_What to do_:
Begin with the first line and repeat exactly through the line containing "return c + (1 - c) * (f - 1)"; leave every image out.

** BEGIN **

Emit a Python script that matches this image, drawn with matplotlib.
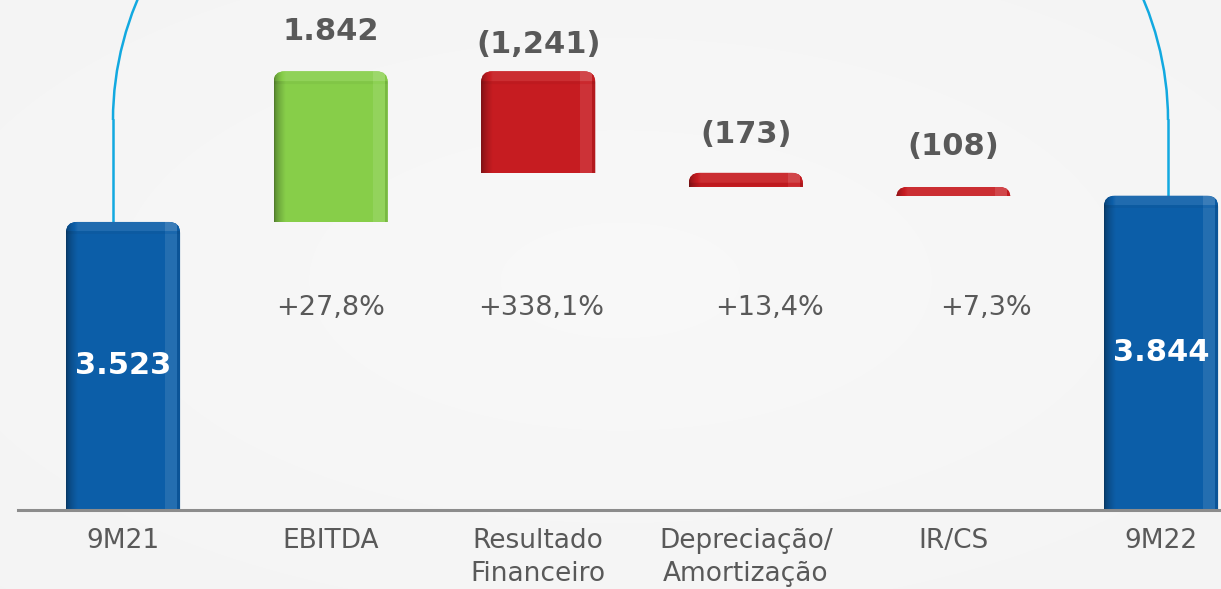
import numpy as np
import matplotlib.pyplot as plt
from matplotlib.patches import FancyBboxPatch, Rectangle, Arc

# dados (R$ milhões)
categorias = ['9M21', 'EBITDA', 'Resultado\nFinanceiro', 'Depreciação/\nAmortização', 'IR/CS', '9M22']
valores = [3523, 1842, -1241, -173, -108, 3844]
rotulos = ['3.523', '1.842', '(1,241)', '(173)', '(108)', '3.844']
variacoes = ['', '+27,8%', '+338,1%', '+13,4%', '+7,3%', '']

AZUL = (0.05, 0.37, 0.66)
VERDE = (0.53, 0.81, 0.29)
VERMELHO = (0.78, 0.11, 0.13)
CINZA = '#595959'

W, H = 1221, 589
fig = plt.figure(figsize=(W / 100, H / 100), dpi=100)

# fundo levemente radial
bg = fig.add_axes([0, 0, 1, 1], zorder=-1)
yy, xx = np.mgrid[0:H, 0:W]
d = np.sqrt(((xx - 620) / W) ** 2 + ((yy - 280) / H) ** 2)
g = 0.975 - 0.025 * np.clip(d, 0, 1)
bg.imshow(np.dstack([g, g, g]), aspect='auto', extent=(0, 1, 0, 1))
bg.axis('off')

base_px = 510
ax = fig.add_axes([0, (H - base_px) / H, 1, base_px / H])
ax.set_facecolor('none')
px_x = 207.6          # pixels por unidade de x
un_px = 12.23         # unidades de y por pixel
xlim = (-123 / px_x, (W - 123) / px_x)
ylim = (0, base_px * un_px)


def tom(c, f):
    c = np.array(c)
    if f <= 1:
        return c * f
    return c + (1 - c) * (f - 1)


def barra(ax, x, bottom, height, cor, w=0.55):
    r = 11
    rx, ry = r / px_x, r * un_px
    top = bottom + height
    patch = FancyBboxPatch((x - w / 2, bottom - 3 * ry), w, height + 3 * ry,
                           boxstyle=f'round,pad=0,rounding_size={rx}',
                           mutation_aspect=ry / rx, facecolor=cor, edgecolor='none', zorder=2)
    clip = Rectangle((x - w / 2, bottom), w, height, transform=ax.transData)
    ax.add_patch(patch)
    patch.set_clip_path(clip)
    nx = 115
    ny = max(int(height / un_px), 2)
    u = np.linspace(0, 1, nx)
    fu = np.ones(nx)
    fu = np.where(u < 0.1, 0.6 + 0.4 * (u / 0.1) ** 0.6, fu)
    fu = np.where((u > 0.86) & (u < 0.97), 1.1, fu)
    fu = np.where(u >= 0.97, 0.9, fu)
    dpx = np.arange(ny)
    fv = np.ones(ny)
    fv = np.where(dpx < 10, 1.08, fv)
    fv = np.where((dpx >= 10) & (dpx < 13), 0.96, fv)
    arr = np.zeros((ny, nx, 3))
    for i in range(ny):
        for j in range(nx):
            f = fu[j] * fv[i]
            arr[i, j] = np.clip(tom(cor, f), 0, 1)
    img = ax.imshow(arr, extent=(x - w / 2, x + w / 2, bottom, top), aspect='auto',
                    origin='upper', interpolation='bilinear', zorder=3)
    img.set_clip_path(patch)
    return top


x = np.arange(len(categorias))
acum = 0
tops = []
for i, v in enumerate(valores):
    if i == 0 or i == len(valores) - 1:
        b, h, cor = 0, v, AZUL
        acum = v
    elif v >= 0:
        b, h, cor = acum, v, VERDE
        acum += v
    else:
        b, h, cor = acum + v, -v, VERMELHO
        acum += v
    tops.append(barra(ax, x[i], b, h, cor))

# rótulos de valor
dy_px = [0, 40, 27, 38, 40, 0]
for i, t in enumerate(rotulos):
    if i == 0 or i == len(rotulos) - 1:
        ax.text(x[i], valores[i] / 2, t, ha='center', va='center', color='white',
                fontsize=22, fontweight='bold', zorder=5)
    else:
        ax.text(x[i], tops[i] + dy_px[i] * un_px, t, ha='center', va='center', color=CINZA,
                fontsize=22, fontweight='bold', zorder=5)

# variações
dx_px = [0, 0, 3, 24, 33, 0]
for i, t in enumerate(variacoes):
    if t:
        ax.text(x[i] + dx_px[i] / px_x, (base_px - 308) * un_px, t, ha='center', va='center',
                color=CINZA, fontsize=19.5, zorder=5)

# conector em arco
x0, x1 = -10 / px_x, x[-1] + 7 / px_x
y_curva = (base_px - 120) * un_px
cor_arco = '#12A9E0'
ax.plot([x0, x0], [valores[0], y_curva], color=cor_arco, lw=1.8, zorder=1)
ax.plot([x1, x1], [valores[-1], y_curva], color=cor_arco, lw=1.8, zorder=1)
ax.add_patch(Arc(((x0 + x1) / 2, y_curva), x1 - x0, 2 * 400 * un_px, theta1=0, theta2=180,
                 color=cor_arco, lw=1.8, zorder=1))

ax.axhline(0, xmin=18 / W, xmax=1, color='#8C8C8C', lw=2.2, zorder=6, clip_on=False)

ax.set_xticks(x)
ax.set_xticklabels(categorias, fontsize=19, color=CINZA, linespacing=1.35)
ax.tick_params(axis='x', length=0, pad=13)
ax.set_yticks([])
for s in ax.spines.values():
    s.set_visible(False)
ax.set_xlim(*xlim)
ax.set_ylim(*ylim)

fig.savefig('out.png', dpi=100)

** END **

_Exercise response_:
Emit a Python script that matches this image, drawn with matplotlib.
import numpy as np
import matplotlib.pyplot as plt
from matplotlib.patches import FancyBboxPatch, Rectangle, Arc

# dados (R$ milhões)
categorias = ['9M21', 'EBITDA', 'Resultado\nFinanceiro', 'Depreciação/\nAmortização', 'IR/CS', '9M22']
valores = [3523, 1842, -1241, -173, -108, 3844]
rotulos = ['3.523', '1.842', '(1,241)', '(173)', '(108)', '3.844']
variacoes = ['', '+27,8%', '+338,1%', '+13,4%', '+7,3%', '']

AZUL = (0.05, 0.37, 0.66)
VERDE = (0.53, 0.81, 0.29)
VERMELHO = (0.78, 0.11, 0.13)
CINZA = '#595959'

W, H = 1221, 589
fig = plt.figure(figsize=(W / 100, H / 100), dpi=100)

# fundo levemente radial
bg = fig.add_axes([0, 0, 1, 1], zorder=-1)
yy, xx = np.mgrid[0:H, 0:W]
d = np.sqrt(((xx - 620) / W) ** 2 + ((yy - 280) / H) ** 2)
g = 0.975 - 0.025 * np.clip(d, 0, 1)
bg.imshow(np.dstack([g, g, g]), aspect='auto', extent=(0, 1, 0, 1))
bg.axis('off')

base_px = 510
ax = fig.add_axes([0, (H - base_px) / H, 1, base_px / H])
ax.set_facecolor('none')
px_x = 207.6          # pixels por unidade de x
un_px = 12.23         # unidades de y por pixel
xlim = (-123 / px_x, (W - 123) / px_x)
ylim = (0, base_px * un_px)


def tom(c, f):
    c = np.array(c)
    if f <= 1:
        return c * f
    return c + (1 - c) * (f - 1)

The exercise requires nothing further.